Guru Nanak Walked Into a River and Came Back With a Religion That Feeds Everyone Equally
In 1499, a man named Nanak walked into the Kali Bein river near Sultanpur Lodhi in Punjab. He did not come out for three days. When he emerged, the first thing he said was there is no Hindu and there is no Muslim. He had gone into the river as a government official and come out as the founder of what would become the fifth largest religion on earth. He was thirty years old. He had twenty-eight years of work ahead of him. He did not waste any of them.

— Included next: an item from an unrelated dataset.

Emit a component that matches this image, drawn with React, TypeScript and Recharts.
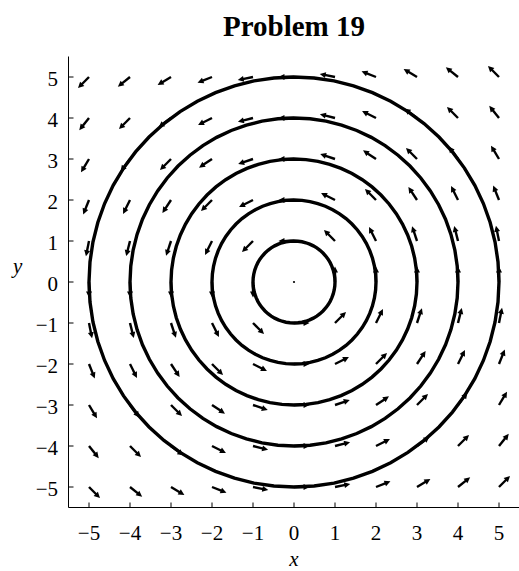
import React from 'react';
import { ComposedChart, Scatter, XAxis, YAxis, ReferenceLine } from 'recharts';

// Grid of sample points for the direction field
const gridX = [-5, -4, -3, -2, -1, 0, 1, 2, 3, 4, 5];
const gridY = [-5, -4, -3, -2, -1, 0, 1, 2, 3, 4, 5];
const axisTicks = [-5, -4, -3, -2, -1, 0, 1, 2, 3, 4, 5];
// Radii of the solution curves x^2 + y^2 = r^2
const radii = [1, 2, 3, 4, 5];
const axisDomain: [number, number] = [-5.5, 5.5];
const arrowLength = 0.38; // arrow length in data units (field is normalised)
const circleSegments = 64;

const title = 'Problem 19';
const xLabel = 'x';
const yLabel = 'y';

// Vector field F(x, y) = (-y, x)
const field = (x: number, y: number): [number, number] => [-y, x];

const circles = radii.map((r) =>
  Array.from({ length: circleSegments + 1 }, (_, i) => {
    const t = (2 * Math.PI * i) / circleSegments;
    return { x: r * Math.cos(t), y: r * Math.sin(t) };
  })
);

const arrows = gridY.flatMap((y) =>
  gridX.map((x) => {
    const [u, v] = field(x, y);
    const m = Math.hypot(u, v);
    return m === 0
      ? { x, y, x2: x, y2: y }
      : { x, y, x2: x + (arrowLength * u) / m, y2: y + (arrowLength * v) / m };
  })
);

const FONT = '"Liberation Serif", "Times New Roman", serif';

const fmt = (v: number) => (v < 0 ? `\u2212${-v}` : `${v}`);

const ArrowShape = (props: any) => {
  const { x1, y1, x2, y2 } = props;
  const dx = x2 - x1;
  const dy = y2 - y1;
  const len = Math.hypot(dx, dy);
  if (len < 0.5) return <circle cx={x1} cy={y1} r={1.1} fill="#000" />;
  const ux = dx / len;
  const uy = dy / len;
  const hl = 6;
  const hw = 3;
  const bx = x2 - ux * hl;
  const by = y2 - uy * hl;
  return (
    <g>
      <line x1={x1} y1={y1} x2={bx + ux} y2={by + uy} stroke="#000" strokeWidth={2.4} />
      <path
        d={`M${x2},${y2} L${bx - uy * hw},${by + ux * hw} L${bx + uy * hw},${by - ux * hw} Z`}
        fill="#000"
      />
    </g>
  );
};

const tickStyle = { fill: '#000', fontSize: 21, fontFamily: FONT };

export default function App() {
  return (
    <div style={{ position: 'absolute', left: 0, top: 0, width: 519, height: 571 }}>
      <div
        style={{
          position: 'absolute',
          left: 0,
          top: 11.7,
          width: 588,
          textAlign: 'center',
          fontFamily: FONT,
          fontWeight: 'bold',
          fontSize: 29,
          lineHeight: '29px',
          whiteSpace: 'nowrap',
          color: '#000',
        }}
      >
        {title}
      </div>
      <ComposedChart
        width={519}
        height={571}
        margin={{ top: 56.5, right: -0.5, bottom: 0, left: 0 }}
      >
        <XAxis
          xAxisId={0}
          type="number"
          dataKey="x"
          domain={axisDomain}
          allowDataOverflow
          ticks={axisTicks}
          tickFormatter={fmt}
          orientation="bottom"
          height={63.5}
          tickSize={-5}
          tickMargin={22.6}
          tick={tickStyle}
          axisLine={{ stroke: '#000', strokeWidth: 1 }}
          tickLine={{ stroke: '#000', strokeWidth: 1 }}
          interval={0}
          label={{
            value: xLabel,
            position: 'insideBottom',
            offset: 5,
            fill: '#000',
            fontSize: 21,
            fontStyle: 'italic',
            fontFamily: FONT,
          }}
        />
        <XAxis
          xAxisId="top"
          type="number"
          domain={axisDomain}
          allowDataOverflow
          ticks={axisTicks}
          orientation="top"
          height={0}
          tickSize={-5}
          tick={false}
          axisLine={{ stroke: '#000', strokeWidth: 1 }}
          tickLine={{ stroke: '#000', strokeWidth: 1 }}
          interval={0}
        />
        <YAxis
          yAxisId={0}
          type="number"
          dataKey="y"
          domain={axisDomain}
          allowDataOverflow
          ticks={axisTicks}
          tickFormatter={fmt}
          orientation="left"
          width={68.5}
          tickSize={-5}
          tickMargin={15.5}
          tick={{ ...tickStyle, dy: 2 }}
          axisLine={{ stroke: '#000', strokeWidth: 1 }}
          tickLine={{ stroke: '#000', strokeWidth: 1 }}
          interval={0}
          label={{
            value: yLabel,
            position: 'insideLeft',
            offset: 13,
            dy: -16,
            fill: '#000',
            fontSize: 21,
            fontStyle: 'italic',
            fontFamily: FONT,
          }}
        />
        <YAxis
          yAxisId="right"
          type="number"
          domain={axisDomain}
          allowDataOverflow
          ticks={axisTicks}
          orientation="right"
          width={0}
          tickSize={-5}
          tick={false}
          axisLine={{ stroke: '#000', strokeWidth: 1 }}
          tickLine={{ stroke: '#000', strokeWidth: 1 }}
          interval={0}
        />
        {circles.map((c, i) => (
          <Scatter
            key={`circle-${i}`}
            xAxisId={0}
            yAxisId={0}
            data={c}
            line={{ stroke: '#000', strokeWidth: 3.4 }}
            lineType="joint"
            shape={() => <g />}
            isAnimationActive={false}
          />
        ))}
        {arrows.map((a, i) => (
          <ReferenceLine
            key={`arrow-${i}`}
            xAxisId={0}
            yAxisId={0}
            segment={[
              { x: a.x, y: a.y },
              { x: a.x2, y: a.y2 },
            ]}
            ifOverflow="visible"
            shape={ArrowShape}
          />
        ))}
      </ComposedChart>
    </div>
  );
}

He Walked for Twenty-Four Years and Argued With Everyone
After the river, Nanak spent nearly a quarter of a century on foot, traveling through India, Sri Lanka, Tibet, the Middle East, and possibly as far as Mecca. These journeys, called udasis, were not pilgrimages in the conventional sense. He was not visiting holy sites to worship. He was visiting them to have arguments. Scholars of Sikh history at Guru Nanak Dev University in Amritsar have documented hundreds of janam-sakhi accounts of Nanak's travels. He debated Hindu priests about the meaninglessness of caste. He debated Muslim clerics about the superficiality of ritual. He debated yogis about the vanity of supernatural powers. He debated everyone, not because he enjoyed conflict but because he believed that truth required honest confrontation with the things people pretended to believe. His method was not philosophical abstraction. It was demonstration. When he arrived at a town where Brahmins refused to eat with lower castes, he sat down with the lowest people and shared a meal. When he visited Mecca, he reportedly lay down with his feet pointing toward the Kaaba. When the attendants told him to point his feet away from God's house, he said show me a direction where God does not exist.
Langar Was the Revolution
The most radical thing Nanak did was not theological. It was practical. He established langar, a communal kitchen where everyone, regardless of caste, religion, wealth, or social status, sits on the floor and eats the same food together. Historians of South Asian religion at the University of Toronto have studied langar as the single most effective social reform in Indian religious history. In a society organized around caste, where touching the wrong person could pollute you and eating with the wrong person could destroy your spiritual merit, Nanak said sit down and eat. Everyone eats together. The king eats with the sweeper. The Brahmin eats with the Dalit. This was not a metaphor. This was a daily practice. Every Sikh gurdwara in the world runs a langar today. The Golden Temple in Amritsar feeds over one hundred thousand people per day, for free, without asking anyone's name or religion or caste. It is the largest free kitchen on the planet, and it has been operating continuously since the sixteenth century. Nanak did not write a systematic theology. He wrote poetry. He sang. He traveled. He argued. He fed people. The religion he founded has thirty million followers, a tradition of military courage, a commitment to service that puts most other traditions to shame, and a kitchen that never closes. He walked into a river and came back with the simplest idea in the history of religion: God is one, and everyone eats.